:: Dataset section ::

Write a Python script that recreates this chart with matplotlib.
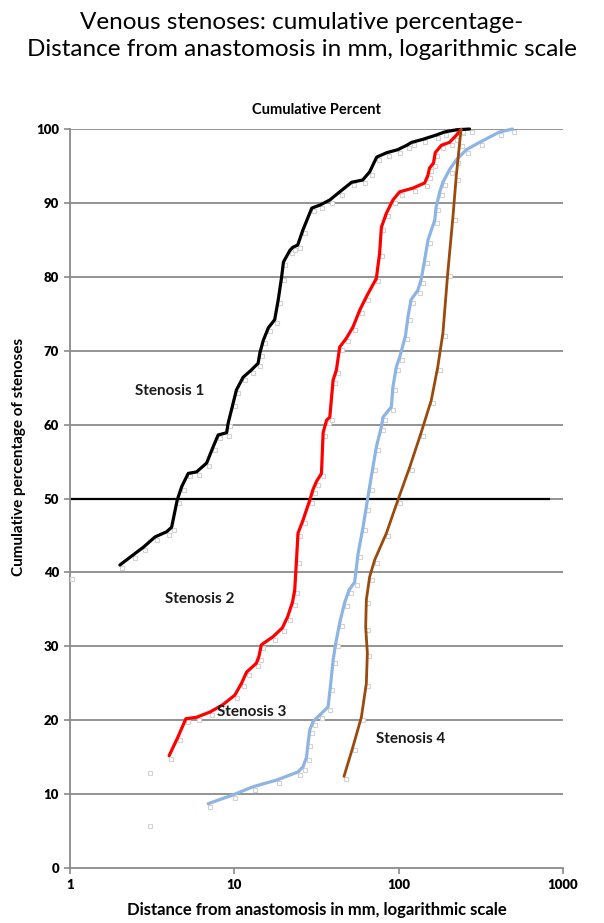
import matplotlib
matplotlib.use("Agg")
import matplotlib.pyplot as plt
import matplotlib.transforms as mtrans

FONT = ["Lato", "DejaVu Sans"]
plt.rcParams["font.family"] = FONT

title_lines = ["Venous stenoses: cumulative percentage-",
               "Distance from anastomosis in mm, logarithmic scale"]
chart_title = "Cumulative Percent"
x_label = "Distance from anastomosis in mm, logarithmic scale"
y_label = "Cumulative percentage of stenoses"

x_ticks = [1, 10, 100, 1000]
x_tick_labels = ["1", "10", "100", "1000"]
y_ticks = [0, 10, 20, 30, 40, 50, 60, 70, 80, 90, 100]

# Stenosis 1 (black)
s1_x = [2.01, 2.43, 2.79, 3.29, 3.87, 4.15, 4.49, 4.78, 5.24, 5.89, 6.78, 7.43,
        7.97, 8.97, 9.17, 9.83, 10.3, 11.3, 12.7, 13.95, 14.3, 15.0, 16.1, 17.6,
        18.5, 19.4, 19.9, 21.8, 22.7, 24.3, 26.1, 29.6, 33.1, 38.1, 43.8, 51.8,
        60.4, 66.6, 73.5, 84.6, 98.6, 112, 120, 140, 170, 190, 225, 270]
s1_y = [41.0, 42.4, 43.4, 44.8, 45.5, 46.1, 49.8, 51.6, 53.4, 53.6, 54.8, 57.0,
        58.6, 58.9, 60.2, 62.9, 64.7, 66.4, 67.4, 68.3, 69.7, 71.4, 73.1, 74.2,
        76.9, 80.0, 82.0, 83.6, 84.0, 84.3, 86.3, 89.3, 89.7, 90.4, 91.5, 92.8,
        93.1, 94.2, 96.2, 96.8, 97.2, 97.8, 98.2, 98.6, 99.2, 99.6, 99.9, 100]

# Stenosis 2 (red)
s2_x = [4.01, 4.53, 5.07, 5.89, 7.10, 8.51, 10.07, 11.06, 11.87, 13.6, 14.1, 14.6,
        17.2, 19.6, 21.1, 22.6, 23.3, 23.9, 24.4, 26.2, 28.8, 30.1, 31.6, 33.9,
        34.7, 36.4, 38.1, 39.9, 41.8, 43.8, 48.1, 52.7, 58.0, 63.6, 73.2, 76.6,
        78.5, 84.2, 92.3, 101.4, 122, 144, 151, 154, 163, 167, 182, 204, 219, 240]
s2_y = [15.2, 17.7, 20.2, 20.4, 21.1, 22.1, 23.4, 25.0, 26.5, 27.7, 28.6, 30.2,
        31.3, 32.5, 34.0, 36.0, 37.6, 41.7, 45.3, 47.1, 49.8, 51.2, 52.3, 53.4,
        58.9, 60.6, 61.0, 66.0, 67.4, 70.5, 71.7, 73.2, 75.5, 77.3, 79.8, 83.2,
        86.7, 88.6, 90.4, 91.5, 92.0, 92.7, 93.8, 94.7, 95.4, 96.8, 97.8, 98.2, 98.9, 99.9]

# Stenosis 3 (light blue)
s3_x = [6.93, 9.83, 13.0, 18.1, 24.4, 26.2, 27.5, 28.1, 28.8, 30.1, 33.1, 37.2,
        38.4, 39.9, 41.4, 43.8, 46.9, 49.9, 54.0, 56.6, 60.7, 63.6, 66.6, 69.8,
        73.2, 78.5, 80.3, 90.3, 92.3, 96.8, 101.4, 110, 114, 119, 131, 137, 144,
        151, 166, 169, 178, 186, 204, 224, 258, 311, 411, 493]
s3_y = [8.7, 9.9, 11.0, 11.9, 13.0, 13.7, 15.0, 16.9, 18.7, 19.8, 20.7, 21.8,
        24.5, 28.1, 30.4, 33.2, 35.9, 37.6, 38.7, 42.5, 46.1, 48.9, 51.6, 54.3,
        57.0, 59.7, 61.0, 62.4, 65.1, 67.8, 69.1, 72.0, 74.6, 76.9, 78.2, 79.6, 82.3,
        85.0, 87.7, 89.4, 91.5, 92.8, 94.5, 95.8, 97.2, 98.2, 99.6, 100]

# Stenosis 4 (brown)
s4_x = [46.5, 52.7, 59.3, 63.6, 64.5, 63.0, 63.6, 66.6, 71.5, 84.2, 99, 117,
        137, 158, 173, 186, 199, 214, 224, 235, 240]
s4_y = [12.4, 16.4, 20.4, 25.0, 29.1, 32.6, 36.3, 39.4, 41.7, 45.3, 49.8, 54.3,
        58.9, 63.3, 67.8, 72.4, 80.5, 88.1, 93.5, 98.1, 100]

# stray markers without line
extra_x = [3.0, 3.0, 1.0]
extra_y = [13.3, 6.1, 39.5]

series = [
    ("Stenosis 1", s1_x, s1_y, "#000000", 2.3),
    ("Stenosis 2", s2_x, s2_y, "#ff0000", 2.3),
    ("Stenosis 3", s3_x, s3_y, "#8db4e2", 2.3),
    ("Stenosis 4", s4_x, s4_y, "#9a4a0c", 2.0),
]

labels = ["Stenosis 1", "Stenosis 2", "Stenosis 3", "Stenosis 4"]
label_x = [4.05, 6.17, 12.8, 118.5]
label_y = [64.5, 36.4, 21.1, 17.5]

fig = plt.figure(figsize=(6.04, 9.23), dpi=100)
ax = fig.add_axes([0.116, 0.0596, 0.816, 0.8006])
ax.set_xscale("log")
ax.set_xlim(1, 1000)
ax.set_ylim(0, 100)

grid_c = "#8a8a8a"
for yv in y_ticks[1:]:
    ax.axhline(yv, color=grid_c, lw=1.3, zorder=1)
ax.hlines(50, 1, 830, color="#000000", lw=1.6, zorder=2)

moff = mtrans.offset_copy(ax.transData, fig=fig, x=2, y=-3, units="dots")
mk = dict(ls="none", marker="s", ms=3.2, mfc="white", mec="#d2d2d2",
          mew=0.8, transform=moff, zorder=3, clip_on=False)
for name, xs, ys, c, lw in series:
    ax.plot(xs, ys, **mk)
    ax.plot(xs, ys, color=c, lw=lw, solid_capstyle="round",
            solid_joinstyle="round", zorder=4, clip_on=False)
ax.plot(extra_x, extra_y, **mk)

for t, lx, ly in zip(labels, label_x, label_y):
    ax.text(lx, ly, t, ha="center", va="center", fontsize=11,
            fontweight="bold", color="#1a1a1a", zorder=5)

ax.set_xticks(x_ticks)
ax.set_xticklabels(x_tick_labels)
ax.xaxis.set_minor_locator(matplotlib.ticker.NullLocator())
ax.set_yticks(y_ticks)
ax.tick_params(axis="both", which="major", direction="out", length=4,
               color=grid_c, width=1.2, labelsize=9.5, pad=4)
for lab in ax.get_xticklabels() + ax.get_yticklabels():
    lab.set_fontweight("heavy")

for s in ["top", "right"]:
    ax.spines[s].set_visible(False)
for s in ["left", "bottom"]:
    ax.spines[s].set_color(grid_c)
    ax.spines[s].set_linewidth(1.3)

ax.set_xlabel(x_label, fontsize=12, fontweight="bold")
ax.xaxis.set_label_coords(0.5, -0.046)
ax.set_ylabel(y_label, fontsize=11, fontweight="bold")
ax.yaxis.set_label_coords(-0.09, 0.556)

ax.set_title(chart_title, fontsize=10.5, fontweight="bold", pad=11)

fig.text(0.5, 0.976, title_lines[0], ha="center", va="center", fontsize=17.5)
fig.text(0.5, 0.946, title_lines[1], ha="center", va="center", fontsize=17.5)

fig.savefig("out.png", dpi=100)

:::

» **Problem to solve**: Pull out and copy each line containing the string "matplotlib".

» **Task result**:
Write a Python script that recreates this chart with matplotlib.
import matplotlib
matplotlib.use("Agg")
import matplotlib.pyplot as plt
import matplotlib.transforms as mtrans
ax.xaxis.set_minor_locator(matplotlib.ticker.NullLocator())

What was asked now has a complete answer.